They say never trust a seaman when he tells a story because you can be sure there will be a few “extra” details to keep his audience captivated.
However, this was not the case at a reunion of former Safmarine seamen who shared similar stories of their life at sea.
The old buddies and colleagues reconnected at a bring and braai and karaoke, Grassy Park, at the weekend.
These men always wanted to tell their stories to the world, but during apartheid they couldn’t stand up for their rights.
Some of them said because they needed a job, they “kept quiet” and lived through the discrimination where the work crew were not being able to eat the same food as the captain and his crew, and could only take a day off when they docked at a port.
Young and old, men from all over the Cape, as well as one from Johannesburg, shared their stories.
Sharckey Harvey, 82, of Grassy Park, said he became a seaman in 1958 and then worked himself up as a bosun, a ship’s officer in charge of equipment and the crew. “That was the highest rank for a coloured person,” he said.
But one of the benefits of sailing is you get to see many countries, he said. He retired in 1972.
Ismail Waja, 81, of Lotus River, said he started as a seaman in 1964. He remembers at the time they didn’t have passports.
“We had to present a seaman’s ID.”
Paul Frantz, 72, of Mitchell’s Plain, said he started in 1961 as a galley boy in the kitchen. “My dad was a chef and he brought me on the boat.”
Valentino Clarke, 62, of Blue Downs, said he had worked at the General Post Office at the age of 13 but at 16 he left and joined Safmarine in 1970. “I was a peggy or deck boy. I cleaned the deck tables. But I loved to travel to different places.”
Brackenfell resident James Solomon, better known as Ginger, 76, said he always wanted to be a seaman since he was 16, when he watched the boats come in and out of the harbour, from Signal Hill.
He grew up in Wale Street, Bo-Kaap, but moved to Kensington, when he was 19. He was curious to know what it would be like to be at sea and so he ran away and joined Safmarine.
“I started as an able (AB) seaman. My brother Wally Solomon was a bosun. I learnt a lot about people and how they behave.”
He said that during apartheid, South Africa was sanctioned by many countries where they were not allowed to enter. “I decided after eight years at sea, that I wanted a family. I got a job as a welder and got married, and I had three children.”

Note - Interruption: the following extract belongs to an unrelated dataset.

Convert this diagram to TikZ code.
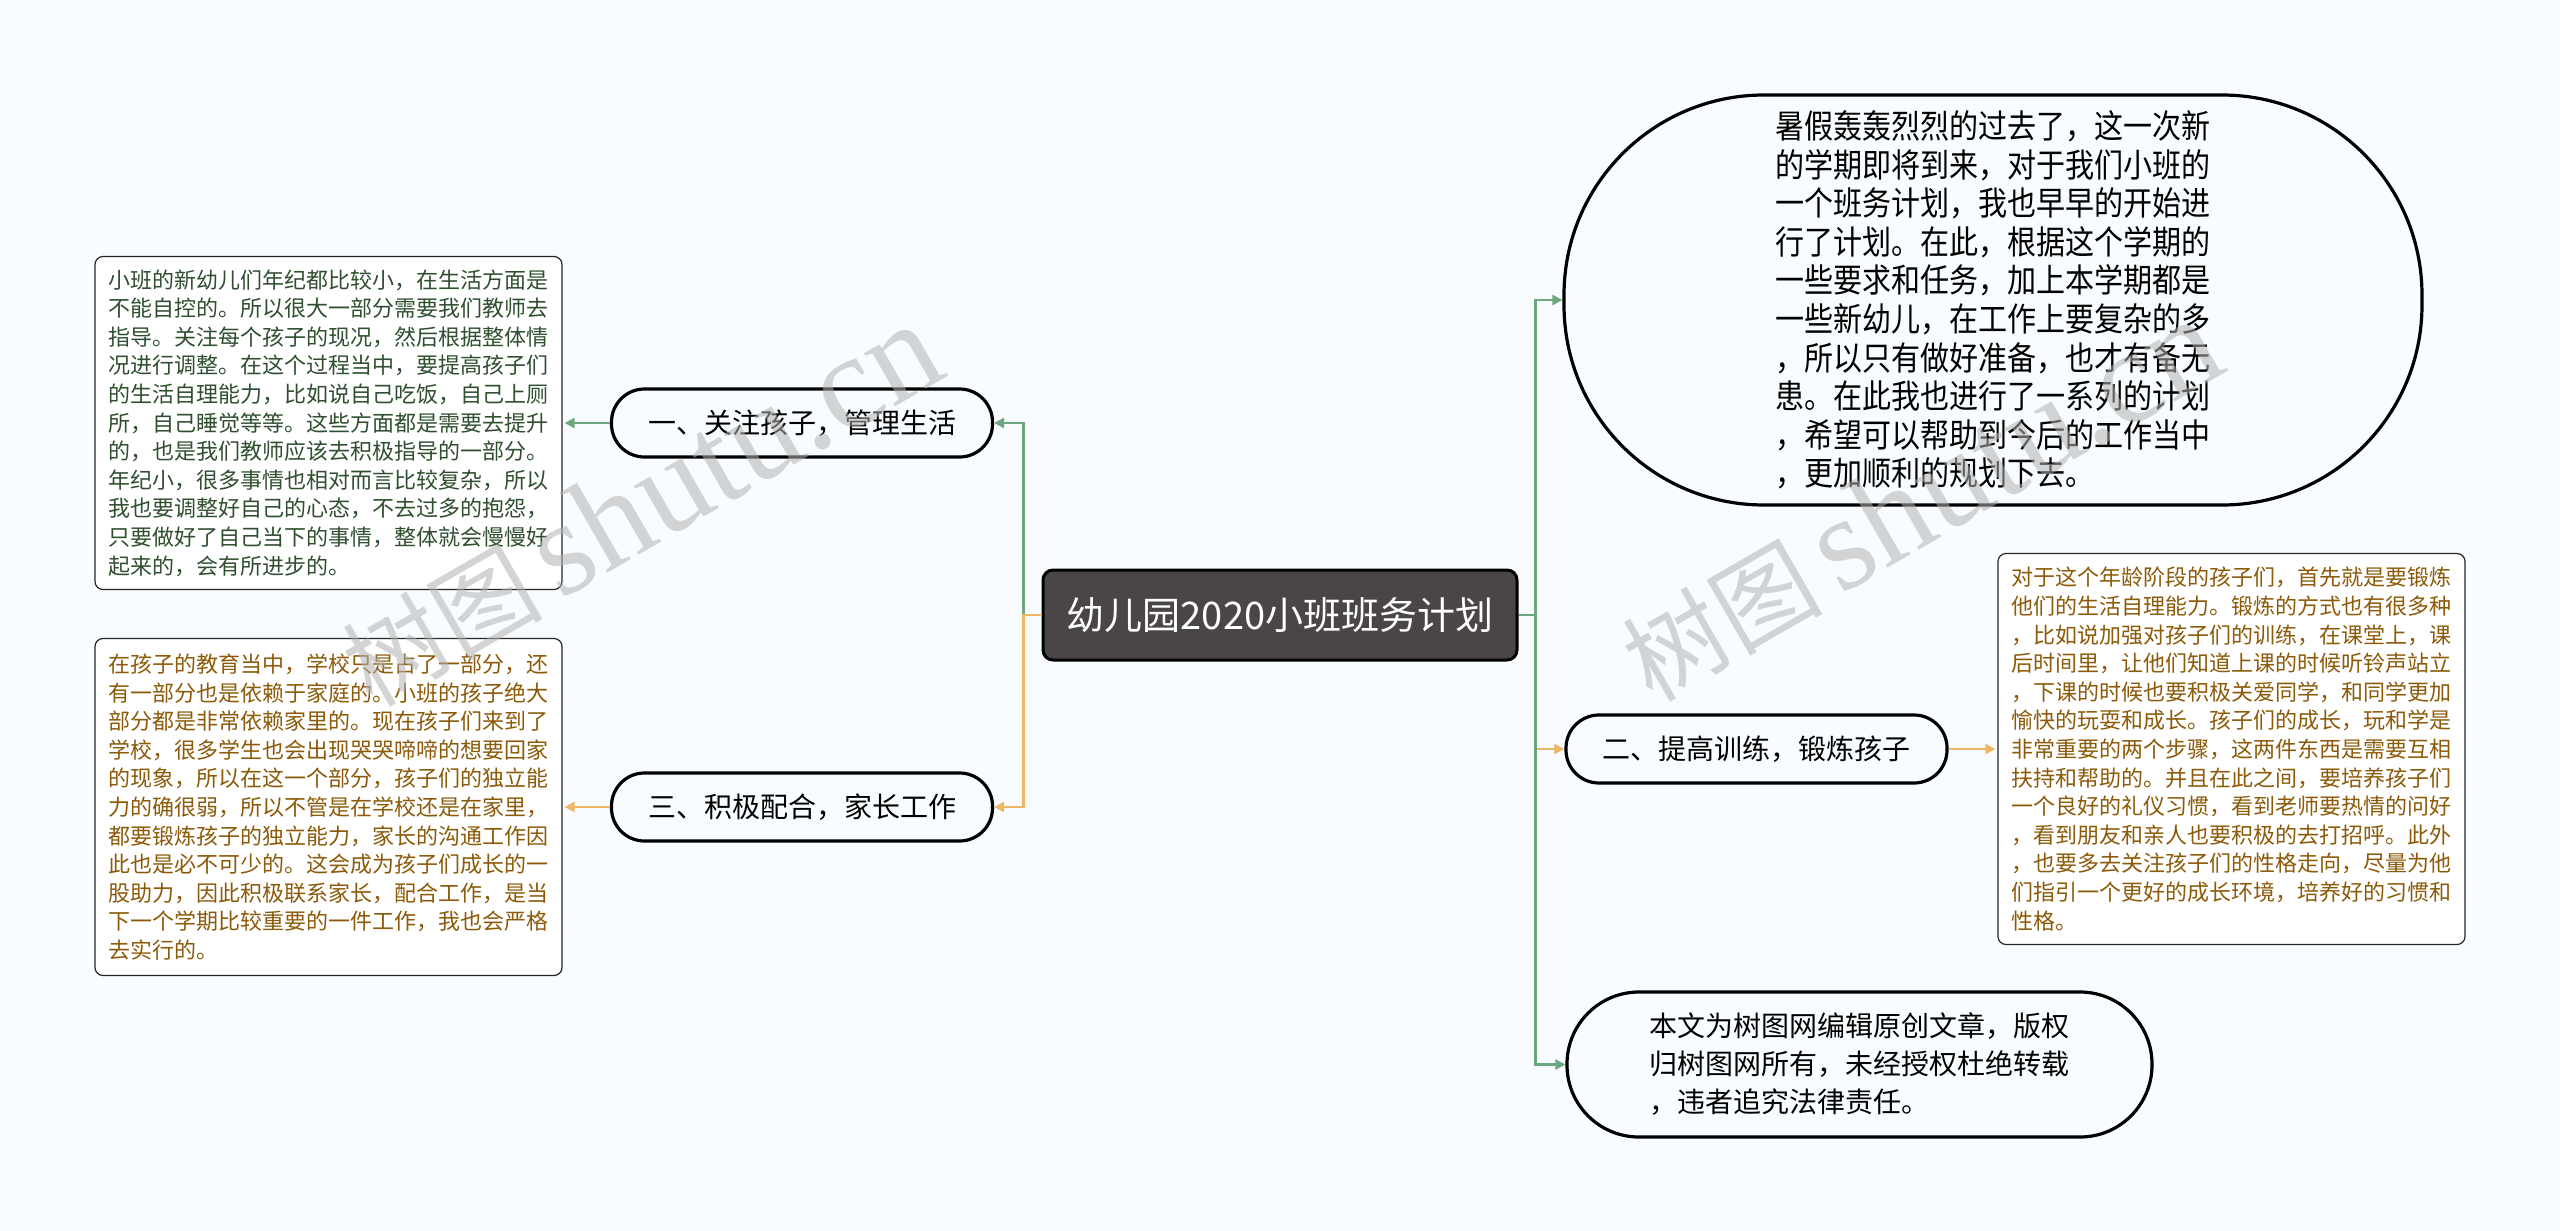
\documentclass[tikz,border=0pt]{standalone}
\usepackage{fontspec}
\usepackage{xcolor}
\usepackage{tikz}
\usetikzlibrary{arrows.meta,calc,positioning}
\newfontfamily\cjk{Noto Sans CJK SC}
\newfontfamily\cjknarrow[FakeStretch=0.88]{Noto Sans CJK SC}
\newfontfamily\wmserif{Liberation Serif}
\definecolor{bgpaper}{HTML}{F8FCFE}
\definecolor{linkgreen}{HTML}{6BA77F}
\definecolor{linkorange}{HTML}{EEB766}
\definecolor{rootfill}{HTML}{4A4546}
\definecolor{txtgreen}{HTML}{2F4F2F}
\definecolor{txtbrown}{HTML}{8C5A08}

\begin{document}
\begin{tikzpicture}[x=0.5pt,y=-0.5pt,
  rootbox/.style={draw=black,line width=1.5pt,fill=rootfill,rounded corners=5pt,text=white,font=\cjk\fontsize{19}{21}\selectfont,minimum width=237pt,minimum height=45pt},
  branch/.style={draw=black,line width=1.6pt,rounded corners=16.5pt,font=\cjk\fontsize{14}{16}\selectfont,minimum width=190.5pt,minimum height=34pt},
  leaf/.style={draw=black!85,line width=0.6pt,fill=white,rounded corners=4pt,align=left,font=\cjk\fontsize{11}{14.3}\selectfont,minimum width=233.5pt},
  link/.style={line width=1.3pt,-{Triangle[length=5pt,width=5pt]}},
  mark wm/.style={rotate=30,text=gray!60,opacity=0.55}]
\fill[bgpaper] (0,0) rectangle (2560,1231);
\useasboundingbox (0,0) rectangle (2560,1231);

% centre
\node[rootbox] (root) at (1280,615) {幼儿园2020小班班务计划};

% left side
\node[branch] (care) at (802,423) {一、关注孩子，管理生活};
\node[branch] (home) at (802,807) {三、积极配合，家长工作};
\node[leaf,text=txtgreen,minimum height=166.5pt] (careText) at (328.5,423) {小班的新幼儿们年纪都比较小，在生活方面是\\不能自控的。所以很大一部分需要我们教师去\\指导。关注每个孩子的现况，然后根据整体情\\况进行调整。在这个过程当中，要提高孩子们\\的生活自理能力，比如说自己吃饭，自己上厕\\所，自己睡觉等等。这些方面都是需要去提升\\的，也是我们教师应该去积极指导的一部分。\\年纪小，很多事情也相对而言比较复杂，所以\\我也要调整好自己的心态，不去过多的抱怨，\\只要做好了自己当下的事情，整体就会慢慢好\\起来的，会有所进步的。};
\node[leaf,text=txtbrown,minimum height=168.5pt] (homeText) at (328.5,807) {在孩子的教育当中，学校只是占了一部分，还\\有一部分也是依赖于家庭的。小班的孩子绝大\\部分都是非常依赖家里的。现在孩子们来到了\\学校，很多学生也会出现哭哭啼啼的想要回家\\的现象，所以在这一个部分，孩子们的独立能\\力的确很弱，所以不管是在学校还是在家里，\\都要锻炼孩子的独立能力，家长的沟通工作因\\此也是必不可少的。这会成为孩子们成长的一\\股助力，因此积极联系家长，配合工作，是当\\下一个学期比较重要的一件工作，我也会严格\\去实行的。};

% right side
\node[draw=black,line width=1.6pt,rounded corners=100pt,minimum width=429pt,minimum height=205pt,align=left,font=\cjknarrow\fontsize{16.5}{19.3}\selectfont] (intro) at (1993,300) {暑假轰轰烈烈的过去了，这一次新\\的学期即将到来，对于我们小班的\\一个班务计划，我也早早的开始进\\行了计划。在此，根据这个学期的\\一些要求和任务，加上本学期都是\\一些新幼儿，在工作上要复杂的多\\，所以只有做好准备，也才有备无\\患。在此我也进行了一系列的计划\\，希望可以帮助到今后的工作当中\\，更加顺利的规划下去。};
\node[branch] (train) at (1756.5,749) {二、提高训练，锻炼孩子};
\node[leaf,text=txtbrown,minimum height=195.5pt] (trainText) at (2231.5,749) {对于这个年龄阶段的孩子们，首先就是要锻炼\\他们的生活自理能力。锻炼的方式也有很多种\\，比如说加强对孩子们的训练，在课堂上，课\\后时间里，让他们知道上课的时候听铃声站立\\，下课的时候也要积极关爱同学，和同学更加\\愉快的玩耍和成长。孩子们的成长，玩和学是\\非常重要的两个步骤，这两件东西是需要互相\\扶持和帮助的。并且在此之间，要培养孩子们\\一个良好的礼仪习惯，看到老师要热情的问好\\，看到朋友和亲人也要积极的去打招呼。此外\\，也要多去关注孩子们的性格走向，尽量为他\\们指引一个更好的成长环境，培养好的习惯和\\性格。};
\node[draw=black,line width=1.6pt,rounded corners=36pt,minimum width=292.5pt,minimum height=72.5pt,align=left,font=\cjk\fontsize{14}{19}\selectfont] (note) at (1859.5,1064.5) {本文为树图网编辑原创文章，版权\\归树图网所有，未经授权杜绝转载\\，违者追究法律责任。};

% connectors
\draw[link,linkgreen] (root.west) -- ++(-9pt,0) |- (care.east);
\draw[link,linkorange] (root.west) -- ++(-9pt,0) |- (home.east);
\draw[link,linkgreen,shorten >=1pt] (care.west) -- (careText.east);
\draw[link,linkorange,shorten >=1pt] (home.west) -- (homeText.east);
\draw[link,linkorange] (root.east) -- ++(8.5pt,0) |- (train.west);
\draw[link,linkgreen] (root.east) -- ++(8.5pt,0) |- (intro.west);
\draw[link,linkgreen] (root.east) -- ++(8.5pt,0) |- (note.west);
\draw[link,linkorange,shorten >=1pt] (train.east) -- (trainText.west);

% watermark
\node[mark wm] (wmLeft) at (640,505) {\cjk\fontsize{50}{50}\selectfont 树图\,\wmserif\fontsize{67}{67}\selectfont shutu.cn};
\node[mark wm] (wmRight) at (1920,500) {\cjk\fontsize{50}{50}\selectfont 树图\,\wmserif\fontsize{67}{67}\selectfont shutu.cn};
\end{tikzpicture}
\end{document}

Daniel Martin, 68, started in 1969, and he climbed the ladder after he started as a galley boy, then became a third cook, a second cook and then head chef.
“I was a quick learner, and I cooked well.”
He said if a chef doesn’t cook well then he will be called afterwards by the crew and taken out for drinks, and they will beat him up. “That never happened to me.”
Although he wasn’t a bad chef, his nickname was “Gimba” (usually someone who eats a lot).